How will your project benefit Los Angeles?

Advancement Project’s Safe Routes to School initiative will greatly benefit the Los Angeles community by increasing public safety in one the city’s most violent and poor neighborhoods. We expect that our Safe Routes to School initiative will not only lead to increased student safety in and around schools, but also increased school attendance and decreased dropout rates over five years. Our Safe Routes to School effort will compliment Urban Peace’s leadership of the Community Safety Partnership in Watts, where we provide technical assistance to the Housing Authority of the City of Los Angeles (HACLA) and the LAPD to implement a historic and joint community safety plan.

Through the Community Safety Partnership, Urban Peace has instructed 45 LAPD law enforcement officers stationed in Watts for five years to implement community policing best practices. We have also trained 15 emerging Latino residents to become leaders of this community safety effort. The Urban Peace Academy is also training a cadre of community intervention and Safe Routes to School workers in Spring and Fall 2013 as part of the City of Los Angeles Office of Gang Reduction and Youth Development’s regional.

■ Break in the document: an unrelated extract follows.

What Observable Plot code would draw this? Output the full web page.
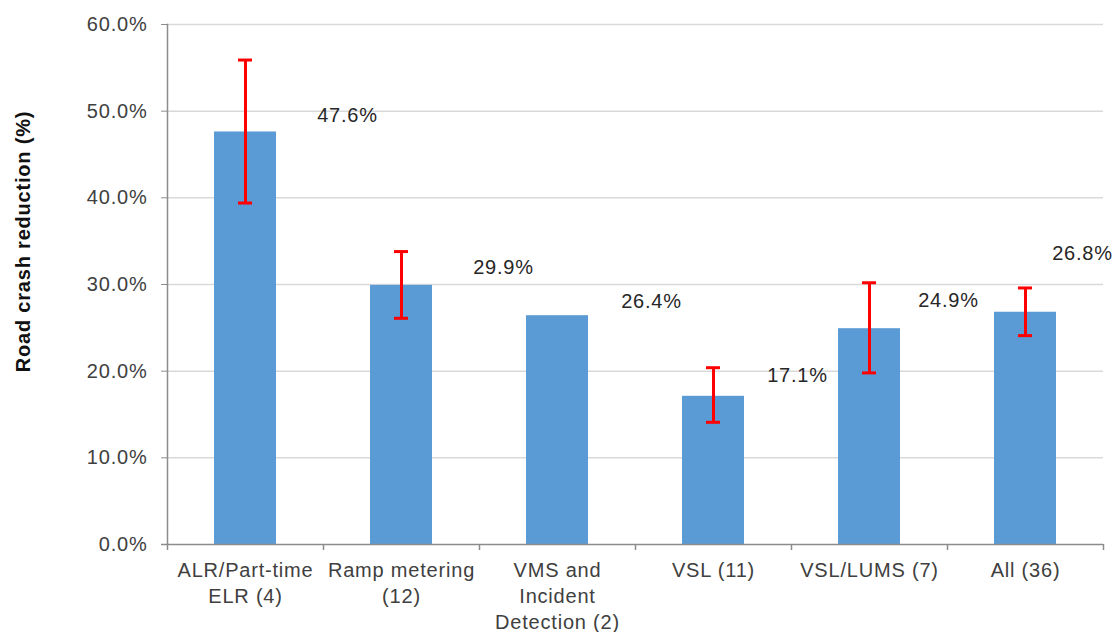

After just one year after our leadership of the Community Safety Partnership, the results of our efforts have been nothing short of extraordinary, with violent crime rates in Watts at the lowest levels in recent history. Because our Community Safety Partnership will act as a foundation for our Safe Routes to School initiative, we are confident that our efforts will have a profound effect on not only improving safety in and around schools, but also in improving overall community safety and health. When residents feel safe enough to travel in their community, we expect that Watts youth and families will engage in increased physical activity by walking and biking to school, leading to increased school attendance, as well as lowered obesity and diabetes rates.

What would success look like in the year 2050 regarding your indicator?

In 2050, Urban Peace envisions that Los Angeles has evolved from the gang capital of the country to one of the nation’s safest large cities. We believe Watts can become as safe of a neighborhood as Bel Air. While this future may seem like an unrealistic goal, we believe that if law enforcement and community members continue to work in partnership to implement a comprehensive violence reduction strategy, gang violence can be eradicated even in Los Angeles’ poorest communities. Our hope is all residents, regardless of income level or the socioeconomic status of their neighborhood, feel safe from violence and crime.

We also believe that our efforts to successfully transform the Watts community and implement a Safe Routes to School initiative within an urban neighborhood will eventually act as a model for other Los Angeles communities seeking to increase the number children walking to school. Using our evaluation tools, we will uplift the lessons learned from our initiative to demonstrate how multisector partners can work together effectively to improve safety levels, as well as encourage families to walk and bicycle to neighborhood schools and parks. By expanding our successful community violence reduction strategy and Safe Routes to School model throughout Los Angeles, we hope to ensure that all communities have the health, safety, and opportunity they need to thrive.